— BEGIN Data extract —
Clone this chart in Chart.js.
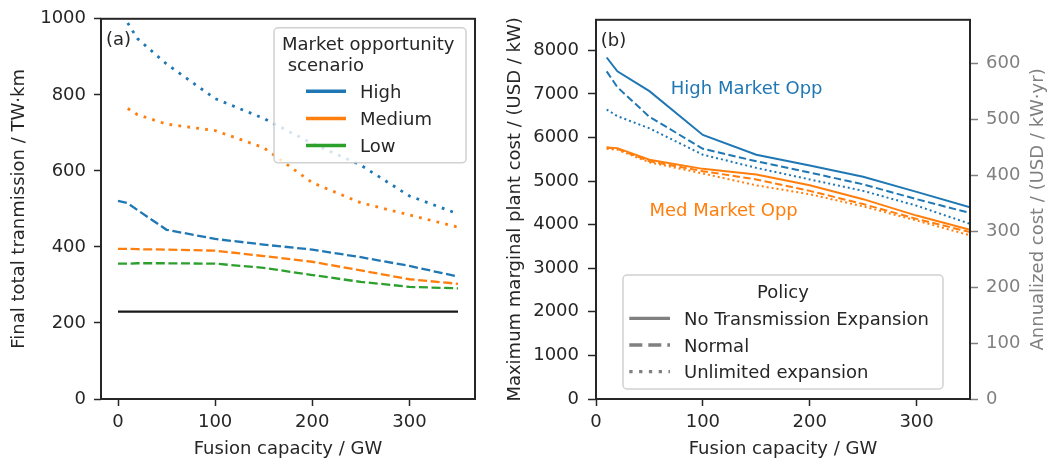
<!DOCTYPE html>
<html><head><meta charset="utf-8">
<script src="https://cdn.jsdelivr.net/npm/chart.js@4.4.1/dist/chart.umd.min.js"></script>
<style>
html,body{margin:0;padding:0;background:#fff;width:1049px;height:461px;overflow:hidden}
canvas{position:absolute;top:0}
#cL{left:0;width:490px;height:461px}
#cR{left:490px;width:559px;height:461px}
</style></head><body>
<canvas id="cL" width="490" height="461"></canvas>
<canvas id="cR" width="559" height="461"></canvas>
<script>
// ---------- Panel (a): final total transmission ----------
const capNormalA   = [0, 10, 20, 50, 100, 150, 200, 250, 300, 350];
const capUnlimA    = [10, 20, 50, 100, 150, 200, 250, 300, 350];
const capBaseA     = [0, 350];
const highNormalA  = [521, 515, 497, 445, 421, 406, 393, 373, 350, 322];
const medNormalA   = [395, 395, 394, 393, 390, 376, 361, 338, 315, 303];
const lowNormalA   = [356, 356, 357, 357, 356, 345, 326, 308, 295, 291];
const highUnlimA   = [989, 948, 881, 790, 738, 672, 615, 534, 487];
const medUnlimA    = [764, 748, 723, 706, 661, 569, 516, 484, 452];
const baseA        = [230, 230];
const xTicksA      = [0, 100, 200, 300];
const yTicksA      = [0, 200, 400, 600, 800, 1000];
const scenarioNames = ['High', 'Medium', 'Low'];

// ---------- Panel (b): maximum marginal plant cost ----------
const capB          = [10, 20, 50, 100, 150, 200, 250, 300, 350];
const highNoTransB  = [7835, 7517, 7064, 6058, 5605, 5355, 5099, 4752, 4397];
const highNormalB   = [7517, 7154, 6474, 5741, 5454, 5195, 4925, 4585, 4268];
const highUnlimB    = [6640, 6490, 6210, 5605, 5303, 5038, 4775, 4435, 4019];
const medNoTransB   = [5771, 5756, 5491, 5280, 5152, 4902, 4585, 4208, 3882];
const medNormalB    = [5771, 5740, 5454, 5227, 5038, 4775, 4472, 4132, 3830];
const medUnlimB     = [5740, 5720, 5430, 5174, 4902, 4698, 4419, 4095, 3755];
const xTicksB       = [0, 100, 200, 300];
const yTicksB       = [0, 1000, 2000, 3000, 4000, 5000, 6000, 7000, 8000];
const y2TicksB      = [0, 100, 200, 300, 400, 500, 600];
const policyNames   = ['No Transmission Expansion', 'Normal', 'Unlimited expansion'];

const BLUE = '#1f77b4', ORANGE = '#ff7f0e', GREEN = '#2ca02c';
const INK = '#262626', GRAY = '#808080';
const FONT = "'DejaVu Sans', 'Liberation Sans', sans-serif";
Chart.defaults.font.family = FONT;
Chart.defaults.font.size = 18;
Chart.defaults.color = INK;

const pts = (xs, ys) => xs.map((x, i) => ({x, y: ys[i]}));
const ds = (xs, ys, color, width, dash, axis) => ({
  data: pts(xs, ys), borderColor: color, borderWidth: width, borderDash: dash,
  borderCapStyle: 'butt', pointRadius: 0, fill: false, tension: 0, yAxisID: axis || 'y'
});
const setTicks = arr => s => { s.ticks = arr.map(v => ({value: v})); };
const plain = v => String(v);

const frame = {
  id: 'frame',
  afterDatasetsDraw(chart) {
    const {ctx, chartArea: a} = chart;
    ctx.save();
    ctx.strokeStyle = INK; ctx.lineWidth = 2;
    ctx.strokeRect(a.left, a.top, a.right - a.left, a.bottom - a.top);
    ctx.restore();
  }
};

function box(ctx, x, y, w, h) {
  ctx.save();
  ctx.beginPath();
  if (ctx.roundRect) ctx.roundRect(x, y, w, h, 4); else ctx.rect(x, y, w, h);
  ctx.fillStyle = 'rgba(255,255,255,0.8)'; ctx.fill();
  ctx.strokeStyle = 'rgba(204,204,204,0.9)'; ctx.lineWidth = 1.5; ctx.stroke();
  ctx.restore();
}
function handle(ctx, x1, x2, y, color, width, dash) {
  ctx.save();
  ctx.beginPath(); ctx.setLineDash(dash); ctx.lineCap = 'butt';
  ctx.strokeStyle = color; ctx.lineWidth = width;
  ctx.moveTo(x1, y); ctx.lineTo(x2, y); ctx.stroke();
  ctx.restore();
}

const decorA = {
  id: 'decorA',
  afterDraw(chart) {
    const {ctx, chartArea: a} = chart;
    ctx.save();
    ctx.font = '18px ' + FONT; ctx.fillStyle = INK; ctx.textBaseline = 'alphabetic';
    ctx.textAlign = 'left';
    ctx.fillText('(a)', a.left + 5, a.top + 26);
    const bx = a.right - 201, by = a.top + 9;
    box(ctx, bx, by, 192, 135);
    ctx.fillStyle = INK;
    ctx.fillText('Market opportunity', bx + 8, by + 21.7);
    ctx.fillText('scenario', bx + 8 + ctx.measureText(' ').width, by + 42.7);
    const cols = [BLUE, ORANGE, GREEN];
    const rows = [70, 97.3, 124.3];
    scenarioNames.forEach((n, i) => {
      handle(ctx, bx + 32, bx + 72, by + rows[i] - 6.6, cols[i], 3.5, []);
      ctx.fillStyle = INK;
      ctx.fillText(n, bx + 86, by + rows[i]);
    });
    ctx.restore();
  }
};

const decorB = {
  id: 'decorB',
  afterDraw(chart) {
    const {ctx, chartArea: a, scales} = chart;
    ctx.save();
    ctx.font = '18px ' + FONT; ctx.textBaseline = 'alphabetic'; ctx.textAlign = 'left';
    ctx.fillStyle = INK;
    ctx.fillText('(b)', a.left + 4.7, a.top + 26);
    ctx.fillStyle = BLUE;
    ctx.fillText('High Market Opp', scales.x.getPixelForValue(70), scales.y.getPixelForValue(7000));
    ctx.fillStyle = ORANGE;
    ctx.fillText('Med Market Opp', scales.x.getPixelForValue(50), scales.y.getPixelForValue(4200));
    ctx.save();
    ctx.fillStyle = GRAY; ctx.textAlign = 'center'; ctx.textBaseline = 'middle';
    ctx.translate(a.right + 68.6, (a.top + a.bottom) / 2);
    ctx.rotate(-Math.PI / 2);
    ctx.fillText('Annualized cost / (USD / kW\u00b7yr)', 0, 0);
    ctx.restore();
    const w = 320, h = 114;
    const bx = (a.left + a.right) / 2 - w / 2, by = a.bottom - 10 - h;
    box(ctx, bx, by, w, h);
    ctx.fillStyle = INK; ctx.textAlign = 'center';
    ctx.fillText('Policy', bx + w / 2, by + 23.3);
    ctx.textAlign = 'left';
    const dashes = [[], [13, 6], [3.3, 6.5]];
    const rows = [50, 76.7, 103.3];
    policyNames.forEach((n, i) => {
      handle(ctx, bx + 6.3, bx + 47, by + rows[i] - 6.7, GRAY, 3.3, dashes[i]);
      ctx.fillStyle = INK;
      ctx.fillText(n, bx + 61, by + rows[i]);
    });
    ctx.restore();
  }
};

const tickGrid = (len, color) => ({drawOnChartArea: false, drawTicks: true, tickLength: len, tickWidth: 1.5, tickColor: color, color: color});

new Chart(document.getElementById('cL'), {
  type: 'line',
  data: {datasets: [
    ds(capBaseA, baseA, '#1a1a1a', 2.3, []),
    ds(capNormalA, highNormalA, BLUE, 2.3, [9, 3.6]),
    ds(capNormalA, medNormalA, ORANGE, 2.3, [9, 3.6]),
    ds(capNormalA, lowNormalA, GREEN, 2.3, [9, 3.6]),
    ds(capUnlimA, highUnlimA, BLUE, 2.8, [2.8, 6.2]),
    ds(capUnlimA, medUnlimA, ORANGE, 2.8, [2.8, 6.2])
  ]},
  options: {
    responsive: false, animation: false, events: [],
    layout: {padding: {top: 15, right: 15, left: 0, bottom: 0}},
    plugins: {legend: {display: false}, tooltip: {enabled: false}},
    scales: {
      x: {type: 'linear', min: -17.5, max: 367.5,
          afterBuildTicks: setTicks(xTicksA), afterFit: s => { s.height = 62; },
          grid: tickGrid(7, INK), border: {display: false},
          ticks: {padding: 6, color: INK, maxRotation: 0, callback: plain},
          title: {display: true, text: 'Fusion capacity / GW', color: INK, padding: {top: 0, bottom: 1}}},
      y: {type: 'linear', min: 0, max: 1000,
          afterBuildTicks: setTicks(yTicksA), afterFit: s => { s.width = 101; },
          grid: tickGrid(7, INK), border: {display: false},
          ticks: {padding: 8, color: INK, callback: plain},
          title: {display: true, text: 'Final total tranmission / TW\u00b7km', color: INK, padding: {top: 9, bottom: 0}}}
    }
  },
  plugins: [frame, decorA]
});

new Chart(document.getElementById('cR'), {
  type: 'line',
  data: {datasets: [
    ds(capB, highNoTransB, BLUE, 2, []),
    ds(capB, highNormalB, BLUE, 2, [7.4, 3.4]),
    ds(capB, highUnlimB, BLUE, 2, [2, 3]),
    ds(capB, medNoTransB, ORANGE, 2, []),
    ds(capB, medNormalB, ORANGE, 2, [7.4, 3.4]),
    ds(capB, medUnlimB, ORANGE, 2, [2, 3])
  ]},
  options: {
    responsive: false, animation: false, events: [],
    layout: {padding: {top: 15, right: 0, left: 0, bottom: 0}},
    plugins: {legend: {display: false}, tooltip: {enabled: false}},
    scales: {
      x: {type: 'linear', min: 0, max: 350,
          afterBuildTicks: setTicks(xTicksB), afterFit: s => { s.height = 62; },
          grid: tickGrid(7, INK), border: {display: false},
          ticks: {padding: 6, color: INK, maxRotation: 0, callback: plain},
          title: {display: true, text: 'Fusion capacity / GW', color: INK, padding: {top: 0, bottom: 1}}},
      y: {type: 'linear', position: 'left', min: 0, max: 8700,
          afterBuildTicks: setTicks(yTicksB), afterFit: s => { s.width = 106; },
          grid: tickGrid(8, INK), border: {display: false},
          ticks: {padding: 9, color: INK, callback: plain},
          title: {display: true, text: 'Maximum marginal plant cost / (USD / kW)', color: INK, padding: {top: 14.5, bottom: 0}}},
      y2: {type: 'linear', position: 'right', min: 0, max: 677.6,
          afterBuildTicks: setTicks(y2TicksB), afterFit: s => { s.width = 79; },
          grid: tickGrid(8, GRAY), border: {display: false},
          ticks: {padding: 8, color: GRAY, callback: plain},
          title: {display: false}}
    }
  },
  plugins: [frame, decorB]
});
</script>
</body></html>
— END Data extract —
Written exercise »
Exactly as written, please give again the lines from the beginning of the listing through the line containing "Expansion', 'Normal', 'Unlimited expansion'];", inclusive, without any pictures.

Finished task »
Clone this chart in Chart.js.
<!DOCTYPE html>
<html><head><meta charset="utf-8">
<script src="https://cdn.jsdelivr.net/npm/chart.js@4.4.1/dist/chart.umd.min.js"></script>
<style>
html,body{margin:0;padding:0;background:#fff;width:1049px;height:461px;overflow:hidden}
canvas{position:absolute;top:0}
#cL{left:0;width:490px;height:461px}
#cR{left:490px;width:559px;height:461px}
</style></head><body>
<canvas id="cL" width="490" height="461"></canvas>
<canvas id="cR" width="559" height="461"></canvas>
<script>
// ---------- Panel (a): final total transmission ----------
const capNormalA   = [0, 10, 20, 50, 100, 150, 200, 250, 300, 350];
const capUnlimA    = [10, 20, 50, 100, 150, 200, 250, 300, 350];
const capBaseA     = [0, 350];
const highNormalA  = [521, 515, 497, 445, 421, 406, 393, 373, 350, 322];
const medNormalA   = [395, 395, 394, 393, 390, 376, 361, 338, 315, 303];
const lowNormalA   = [356, 356, 357, 357, 356, 345, 326, 308, 295, 291];
const highUnlimA   = [989, 948, 881, 790, 738, 672, 615, 534, 487];
const medUnlimA    = [764, 748, 723, 706, 661, 569, 516, 484, 452];
const baseA        = [230, 230];
const xTicksA      = [0, 100, 200, 300];
const yTicksA      = [0, 200, 400, 600, 800, 1000];
const scenarioNames = ['High', 'Medium', 'Low'];

// ---------- Panel (b): maximum marginal plant cost ----------
const capB          = [10, 20, 50, 100, 150, 200, 250, 300, 350];
const highNoTransB  = [7835, 7517, 7064, 6058, 5605, 5355, 5099, 4752, 4397];
const highNormalB   = [7517, 7154, 6474, 5741, 5454, 5195, 4925, 4585, 4268];
const highUnlimB    = [6640, 6490, 6210, 5605, 5303, 5038, 4775, 4435, 4019];
const medNoTransB   = [5771, 5756, 5491, 5280, 5152, 4902, 4585, 4208, 3882];
const medNormalB    = [5771, 5740, 5454, 5227, 5038, 4775, 4472, 4132, 3830];
const medUnlimB     = [5740, 5720, 5430, 5174, 4902, 4698, 4419, 4095, 3755];
const xTicksB       = [0, 100, 200, 300];
const yTicksB       = [0, 1000, 2000, 3000, 4000, 5000, 6000, 7000, 8000];
const y2TicksB      = [0, 100, 200, 300, 400, 500, 600];
const policyNames   = ['No Transmission Expansion', 'Normal', 'Unlimited expansion'];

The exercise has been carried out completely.